• [Description of the task]:
Pictures within the data are to be left out; everything else must be reproduced exactly.

═══ Material provided ═══

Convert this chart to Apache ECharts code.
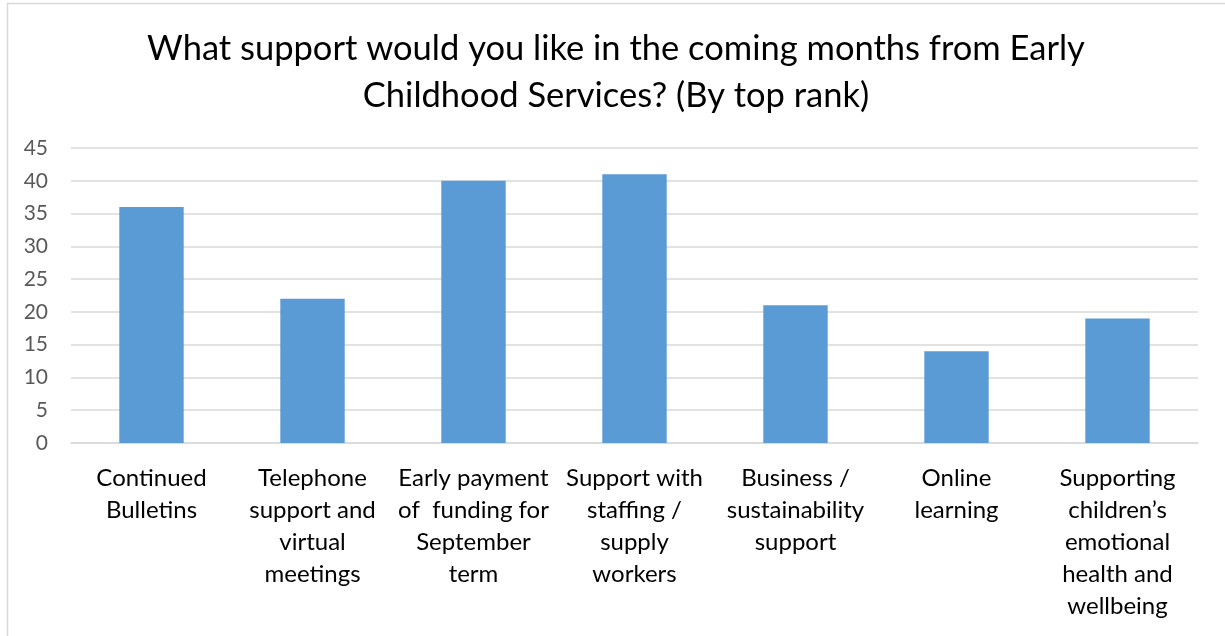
<!DOCTYPE html>
<html>
<head>
<meta charset="utf-8">
<script src="https://cdn.jsdelivr.net/npm/echarts@6/dist/echarts.min.js"></script>
<style>
  html, body { margin: 0; padding: 0; background: #fff; }
  #chart { width: 1225px; height: 636px; }
</style>
</head>
<body>
<div id="chart"></div>
<script>
// Survey responses: preferred support from Early Childhood Services (top rank)
const categories = [
  'Continued\nBulletins',
  'Telephone\nsupport and\nvirtual\nmeetings',
  'Early payment\nof  funding for\nSeptember\nterm',
  'Support with\nstaffing /\nsupply\nworkers',
  'Business /\nsustainability\nsupport',
  'Online\nlearning',
  'Supporting\nchildren\u2019s\nemotional\nhealth and\nwellbeing'
];
const topRankCounts = [36, 22, 40, 41, 21, 14, 19];
const yTicks = { min: 0, max: 45, interval: 5 };
const titleText = 'What support would you like in the coming months from Early\nChildhood Services? (By top rank)';

const FONT = 'Lato, "Open Sans", sans-serif';

const chart = echarts.init(document.getElementById('chart'), null, { renderer: 'canvas' });
chart.setOption({
  backgroundColor: '#ffffff',
  animation: false,
  graphic: [{
    type: 'rect',
    shape: { x: 7.5, y: 3.5, width: 1240, height: 660 },
    style: { fill: 'none', stroke: '#d9d9d9', lineWidth: 1.5 },
    silent: true,
    z: -1
  }, {
    type: 'text',
    x: 616,
    y: 25,
    silent: true,
    style: {
      text: titleText,
      align: 'center',
      verticalAlign: 'top',
      fontFamily: FONT,
      fontSize: 34.5,
      lineHeight: 47,
      fill: '#000000'
    }
  }],
  grid: { left: 71, right: 27, top: 148, bottom: 193, containLabel: false },
  xAxis: {
    type: 'category',
    data: categories,
    axisLine: { show: true, lineStyle: { color: '#d9d9d9', width: 1.5 } },
    axisTick: { show: false },
    axisLabel: {
      interval: 0,
      margin: 19,
      fontFamily: FONT,
      fontSize: 24,
      lineHeight: 32,
      color: '#000000',
      align: 'center'
    }
  },
  yAxis: {
    type: 'value',
    min: yTicks.min,
    max: yTicks.max,
    interval: yTicks.interval,
    axisLine: { show: false },
    axisTick: { show: false },
    splitLine: { lineStyle: { color: '#d9d9d9', width: 1.5 } },
    axisLabel: {
      margin: 23,
      fontFamily: FONT,
      fontSize: 21,
      color: '#595959'
    }
  },
  series: [{
    type: 'bar',
    data: topRankCounts,
    barWidth: '40%',
    itemStyle: { color: '#5b9bd5' }
  }]
});
</script>
</body>
</html>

═══

• [The solution]:
Convert this chart to Apache ECharts code.
<!DOCTYPE html>
<html>
<head>
<meta charset="utf-8">
<script src="https://cdn.jsdelivr.net/npm/echarts@6/dist/echarts.min.js"></script>
<style>
  html, body { margin: 0; padding: 0; background: #fff; }
  #chart { width: 1225px; height: 636px; }
</style>
</head>
<body>
<div id="chart"></div>
<script>
// Survey responses: preferred support from Early Childhood Services (top rank)
const categories = [
  'Continued\nBulletins',
  'Telephone\nsupport and\nvirtual\nmeetings',
  'Early payment\nof  funding for\nSeptember\nterm',
  'Support with\nstaffing /\nsupply\nworkers',
  'Business /\nsustainability\nsupport',
  'Online\nlearning',
  'Supporting\nchildren\u2019s\nemotional\nhealth and\nwellbeing'
];
const topRankCounts = [36, 22, 40, 41, 21, 14, 19];
const yTicks = { min: 0, max: 45, interval: 5 };
const titleText = 'What support would you like in the coming months from Early\nChildhood Services? (By top rank)';

const FONT = 'Lato, "Open Sans", sans-serif';

const chart = echarts.init(document.getElementById('chart'), null, { renderer: 'canvas' });
chart.setOption({
  backgroundColor: '#ffffff',
  animation: false,
  graphic: [{
    type: 'rect',
    shape: { x: 7.5, y: 3.5, width: 1240, height: 660 },
    style: { fill: 'none', stroke: '#d9d9d9', lineWidth: 1.5 },
    silent: true,
    z: -1
  }, {
    type: 'text',
    x: 616,
    y: 25,
    silent: true,
    style: {
      text: titleText,
      align: 'center',
      verticalAlign: 'top',
      fontFamily: FONT,
      fontSize: 34.5,
      lineHeight: 47,
      fill: '#000000'
    }
  }],
  grid: { left: 71, right: 27, top: 148, bottom: 193, containLabel: false },
  xAxis: {
    type: 'category',
    data: categories,
    axisLine: { show: true, lineStyle: { color: '#d9d9d9', width: 1.5 } },
    axisTick: { show: false },
    axisLabel: {
      interval: 0,
      margin: 19,
      fontFamily: FONT,
      fontSize: 24,
      lineHeight: 32,
      color: '#000000',
      align: 'center'
    }
  },
  yAxis: {
    type: 'value',
    min: yTicks.min,
    max: yTicks.max,
    interval: yTicks.interval,
    axisLine: { show: false },
    axisTick: { show: false },
    splitLine: { lineStyle: { color: '#d9d9d9', width: 1.5 } },
    axisLabel: {
      margin: 23,
      fontFamily: FONT,
      fontSize: 21,
      color: '#595959'
    }
  },
  series: [{
    type: 'bar',
    data: topRankCounts,
    barWidth: '40%',
    itemStyle: { color: '#5b9bd5' }
  }]
});
</script>
</body>
</html>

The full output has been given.